John and Shealan recorded a podcast on what church is supposed to look like. John explains that relationships and the ability to connect with vulnerability and strength at introvert level should lie at the heart of church. They explore together what this looks like in practice - a lively discussion that's well worth listening to!
Click here to download the podcast 'What is church?'
God's church is amazing?
God’s church is amazing. That vast number of people, found across the globe, often in the most unlikely of places, was God’s great idea. As F.F. Bruce puts it when commenting on Ephesians 3:10 - ‘This new, comprehensive community is to serve throughout the universe as an object-lesson of the wisdom of God[1]’.
It is right at the heart of God’s eternal purposes. When Paul writes of the power that raised Christ from the dead, and that put him above all other powers, he says that ‘God placed all things under his feet and appointed him to be head over everything for the church’ (Ephesians 1:22). Church is absolutely central to all that God is doing and will do with his creation. Even while describing this elevated position of glory to which Christ has been raised, Paul adds that the church, ‘is his body, the fullness of him who fills everything in every way’ (Ephesians 1:23). We can’t be any closer than that to the action.

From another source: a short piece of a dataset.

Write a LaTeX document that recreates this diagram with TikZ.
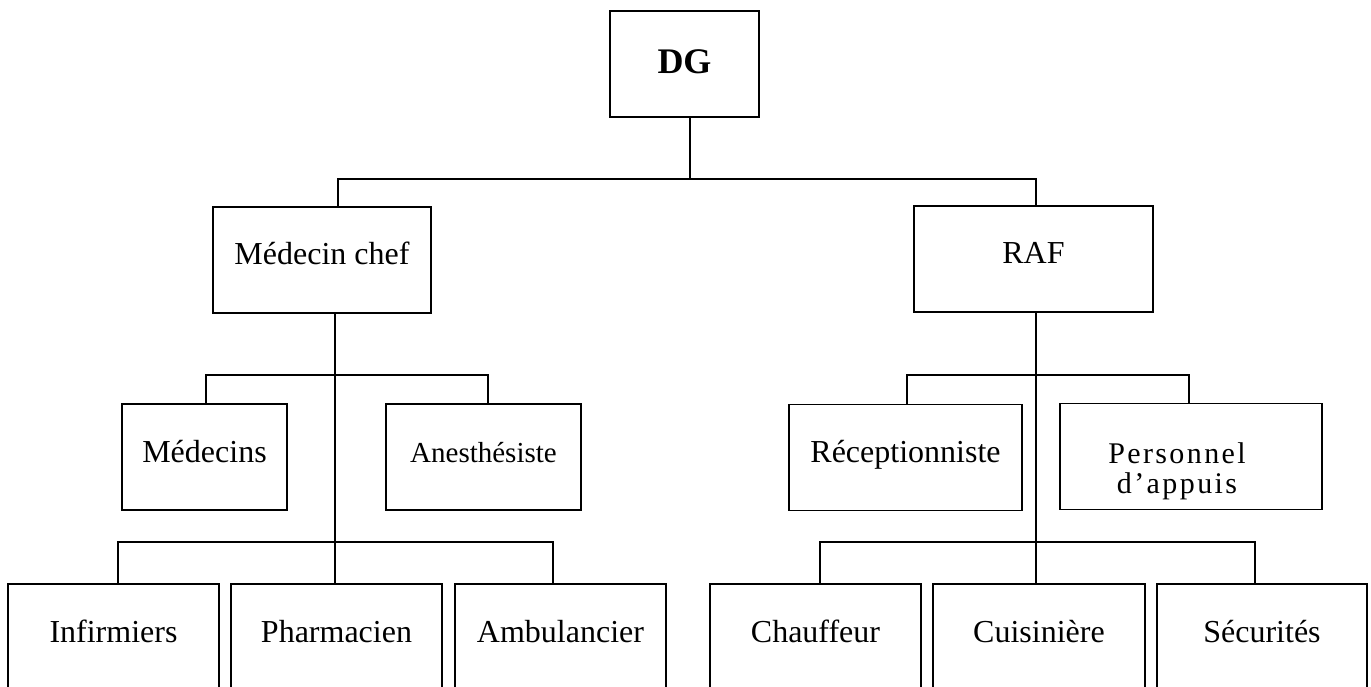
\documentclass[tikz,border=0pt]{standalone}
\usepackage{fontspec}
\setmainfont{Liberation Serif}
\begin{document}
\begin{tikzpicture}[x=1pt,y=-1pt,line width=1.8pt,
  box/.style={draw,inner sep=0pt,minimum height=106pt,text height=24pt,text depth=14pt,
    font=\fontsize{32}{36}\selectfont}]
\useasboundingbox (0,0) rectangle (1371,687);
\clip (0,0) rectangle (1371,687);
% boxes
\node[box,minimum width=149pt,text height=26pt,text depth=6pt,
  font=\fontsize{36}{40}\selectfont\bfseries] (dg) at (684.5,64) {DG};
\node[box,minimum width=218pt] (mc) at (322,260) {Médecin chef};
\node[box,minimum width=239pt] (raf) at (1033.5,259) {RAF};
\node[box,minimum width=165pt] (med) at (204.5,457) {Médecins};
\node[box,minimum width=195pt,font=\fontsize{29}{32}\selectfont] (ane) at (483.5,457) {Anesthésiste};
\node[box,minimum width=233pt] (rec) at (905.5,457.5) {Réceptionniste};
\node[box,minimum width=262pt,align=center,text height=82pt,text depth=9pt,
  font=\fontsize{30}{30}\selectfont\addfontfeature{LetterSpace=8}] (pers) at (1191,456.5)
  {Personnel\hspace*{28pt}\\d’appuis\hspace*{28pt}};
\node[box,minimum width=211pt] (inf) at (113.5,637) {Infirmiers};
\node[box,minimum width=211pt] (pha) at (336.5,637) {Pharmacien};
\node[box,minimum width=211pt] (amb) at (560.5,637) {Ambulancier};
\node[box,minimum width=211pt] (chf) at (815.5,637) {Chauffeur};
\node[box,minimum width=212pt] (cui) at (1039,637) {Cuisinière};
\node[box,minimum width=210pt] (sec) at (1262,637) {Sécurités};
% bus points
\coordinate (bus0) at (690,179);
\coordinate (busL) at (335,375);
\coordinate (busLL) at (335,542);
\coordinate (busR) at (1036,375);
\coordinate (busRR) at (1036,542);
% connectors
\draw ([xshift=5.5pt]dg.south) -- (bus0);
\draw ([xshift=16pt]mc.north) |- (bus0) -| ([xshift=2.5pt]raf.north);
\draw ([xshift=13pt]mc.south) -- (busLL);
\draw ([xshift=1.5pt]med.north) |- (busL) -| ([xshift=4.5pt]ane.north);
\draw ([xshift=4.5pt]inf.north) |- (busLL) -| ([xshift=-7.5pt]amb.north);
\draw (busLL) -- ([xshift=-1.5pt]pha.north);
\draw ([xshift=2.5pt]raf.south) -- (busRR);
\draw ([xshift=1.5pt]rec.north) |- (busR) -| ([xshift=-2pt]pers.north);
\draw ([xshift=4.5pt]chf.north) |- (busRR) -| ([xshift=-7pt]sec.north);
\draw (busRR) -- ([xshift=-3pt]cui.north);
\end{tikzpicture}
\end{document}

The church is the place where God’s Spirit lives when we allow ourselves, as living stones to be ‘built into a spiritual house’ (1 Peter 2:5). We are God’s temple (1 Corinthians 3:16; Ephesians 2:21-22), occupied by the Spirit of God who brings into our relationships the very presence of the Father and the Son.
When the church is functioning as it should, it has the ability, because Christ is at the centre, to meet the deepest needs of every human heart. The world craves for what the church has – but doesn’t know it. There are three reasons for this:
some people have never heard the message in all its simplicity.
some hear and don’t want it because they are not prepared to have Jesus Christ as Lord of their lives.
the church can obscure and contradict the message it is trying to communicate.
We can do something about the first and third. We must keep communicating the wonderful salvation that God has made available through Christ - and we need to ask ourselves if we are living lives that are consistent with the message.
The Bible doesn’t recognise the ‘lone Christian.’ It is full of phrases that speak of relationships – e.g. ‘each other’, ‘one another'. It contains images that demonstrate the connections we have with each other – the body, the living temple, God’s family. It is only in the context of our love for one another that God’s ‘love is made complete in us’ (1 John 4:12). When we are ‘born again’, we are born into a family – God’s family.
Church is an opportunity to work out together, led by the Spirit, what those relationships look like in practice. We never arrive, this side of heaven, but we are journeying together.
[1] Bruce, F. F. (1984). The Epistles to the Colossians, to Philemon, and to the Ephesians (p. 320). Grand Rapids, MI: Wm. B. Eerdmans Publishing Co.